On one of those two million heart stopping moments, we had a fatality when the little one successfuly placed a very strong plant in the clay pot. While showing "Nanny" the good job that she had done, she lifted it up only to have it drop out upside down, crushed on the table.  The life of a hardy vigorous tomato plant can be short lived in the hands of  an excited youngster. It wasn't too long before things got out of control and we had to come up with something else to do quick or risk losing our entire tomato crop.
 
Then I remembered  how I was taught to work when I was little. I always loved to work with my dad. He would always give me a single task to do.  I didn't have to cut the wood and sand the wood and measure the wood. Maybe all he would have me do was to pull the nails, or hand him the tools he needed.  I didn't do much but I did my part and felt like I was helping my dad. This built my confidence and encouraged me to learn how to work and be attentive. I could honestly claim to have helped make that project work because of this.

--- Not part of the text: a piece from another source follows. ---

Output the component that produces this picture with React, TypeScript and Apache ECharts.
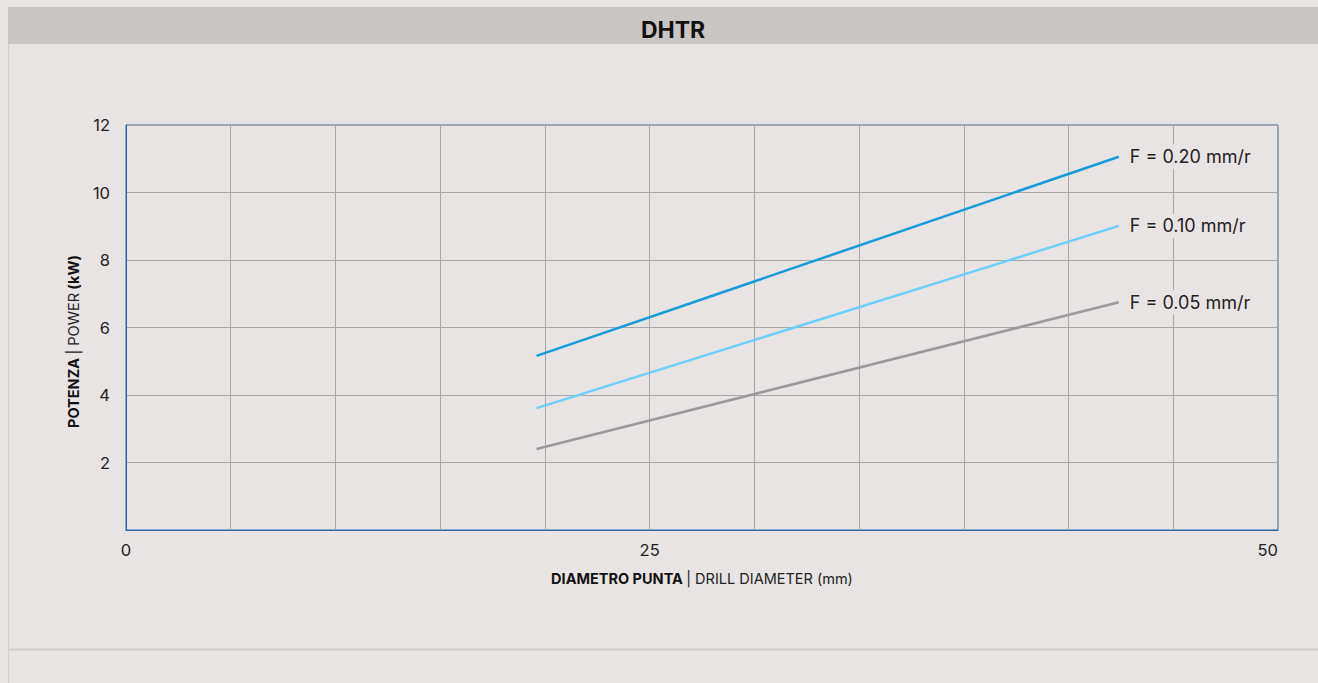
import React, { useEffect, useRef } from "react";
import * as echarts from "echarts";

const chartTitle = "DHTR";
const diameters = [19.6, 47.4];
const seriesNames = ["F = 0.20 mm/r", "F = 0.10 mm/r", "F = 0.05 mm/r"];
const f020 = [5.16, 11.06];
const f010 = [3.61, 9.01];
const f005 = [2.4, 6.75];
const seriesValues = [f020, f010, f005];
const seriesColors = ["#159bd7", "#6fcff6", "#9a9a9a"];
const xTickValues = [0, 25, 55];
const xTickTexts = ["0", "25", "50"];

const FONT = "Inter, 'Noto Sans', sans-serif";

export default function App() {
  const ref = useRef<HTMLDivElement>(null);
  useEffect(() => {
    document.body.style.margin = "0";
    document.body.style.background = "#e8e4e3";
    const chart = echarts.init(ref.current!, null, { renderer: "svg" });
    chart.setOption({
      animation: false,
      backgroundColor: "#e8e4e3",
      title: {
        text: chartTitle,
        left: 668,
        top: 13,
        textAlign: "center",
        textStyle: { fontFamily: FONT, fontWeight: "bold", fontSize: 23, color: "#111" },
      },
      graphic: [
        { type: "rect", z: -1, shape: { x: 8, y: 7, width: 1310, height: 37 }, style: { fill: "#c9c5c2" } },
        { type: "line", shape: { x1: 8.5, y1: 44, x2: 8.5, y2: 683 }, style: { stroke: "#d2cecc", lineWidth: 1 } },
        { type: "line", shape: { x1: 8, y1: 649.5, x2: 1318, y2: 649.5 }, style: { stroke: "#d2cecc", lineWidth: 2 } },
      ],
      grid: {
        left: 126,
        top: 125,
        right: 40,
        bottom: 153,
        show: true,
        borderColor: "#2c64a6",
        borderWidth: 1,
        backgroundColor: "transparent",
      },
      xAxis: {
        type: "value",
        min: 0,
        max: 55,
        interval: 5,
        name: "{b|DIAMETRO PUNTA} {r|| DRILL DIAMETER (mm)}",
        nameLocation: "middle",
        nameGap: 41,
        nameTextStyle: {
          rich: {
            b: { fontFamily: FONT, fontWeight: "bold", fontSize: 14.5, color: "#111" },
            r: { fontFamily: FONT, fontSize: 14.5, color: "#222" },
          },
        },
        axisLine: { show: true, lineStyle: { color: "#2c64a6", width: 1 } },
        axisTick: { show: false },
        splitLine: { show: true, lineStyle: { color: "#a9a7a6", width: 1 } },
        axisLabel: {
          showMinLabel: true,
          showMaxLabel: true,
          alignMaxLabel: "right",
          margin: 11,
          fontFamily: FONT,
          fontSize: 16.5,
          color: "#222",
          formatter: (v: number) => {
            const i = xTickValues.indexOf(v);
            return i >= 0 ? xTickTexts[i] : "";
          },
        },
      },
      yAxis: {
        type: "value",
        min: 0,
        max: 12,
        interval: 2,
        name: "{b|POTENZA} {r|| POWER} {b|(kW)}",
        nameLocation: "middle",
        nameGap: 45,
        nameRotate: 90,
        nameTextStyle: {
          padding: [0, 28, 0, 0],
          rich: {
            b: { fontFamily: FONT, fontWeight: "bold", fontSize: 14.5, color: "#111" },
            r: { fontFamily: FONT, fontSize: 14.5, color: "#222" },
          },
        },
        axisLine: { show: true, lineStyle: { color: "#2c64a6", width: 1 } },
        axisTick: { show: false },
        splitLine: { show: true, lineStyle: { color: "#a9a7a6", width: 1 } },
        axisLabel: {
          showMinLabel: false,
          margin: 16,
          fontFamily: FONT,
          fontSize: 16.5,
          color: "#222",
        },
      },
      series: seriesNames.map((name, si) => ({
        type: "line",
        name,
        data: diameters.map((d, i) => [d, seriesValues[si][i]]),
        showSymbol: false,
        symbol: "none",
        lineStyle: { color: seriesColors[si], width: 2.5, cap: "butt" },
        itemStyle: { color: seriesColors[si] },
        endLabel: {
          show: true,
          formatter: name,
          distance: 8,
          padding: [3, 3],
          backgroundColor: "#e8e4e3",
          fontFamily: FONT,
          fontSize: 18,
          color: "#222",
        },
      })),
    });
    return () => chart.dispose();
  }, []);
  return <div ref={ref} style={{ width: 1318, height: 683 }} />;
}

When we put our hands to God's plow, we certainly can make a mess of some of the things He wants us to do for Him when we "try" to help.  Yet, when we are willing to perform small specific duties according to our abilities, our Father can bring about great results.

Centuries ago, when the members of the church in Antioch heard of a coming famine, they wanted to help those affected by it.  Luke records in Acts 11:29 that , "the disciples, each according to his ability, decided to provide for the brothers in Judea."  They helped the Lord by doing their part with their specific abilities and gift mix.  Every day we have the opportunity to "help" our Father with His work throughout our own world of influence.  Cooperatively, as we each give of ourselves according to our abilities, and according to the need at the time, we have the satisfaction of sharing in a job well done.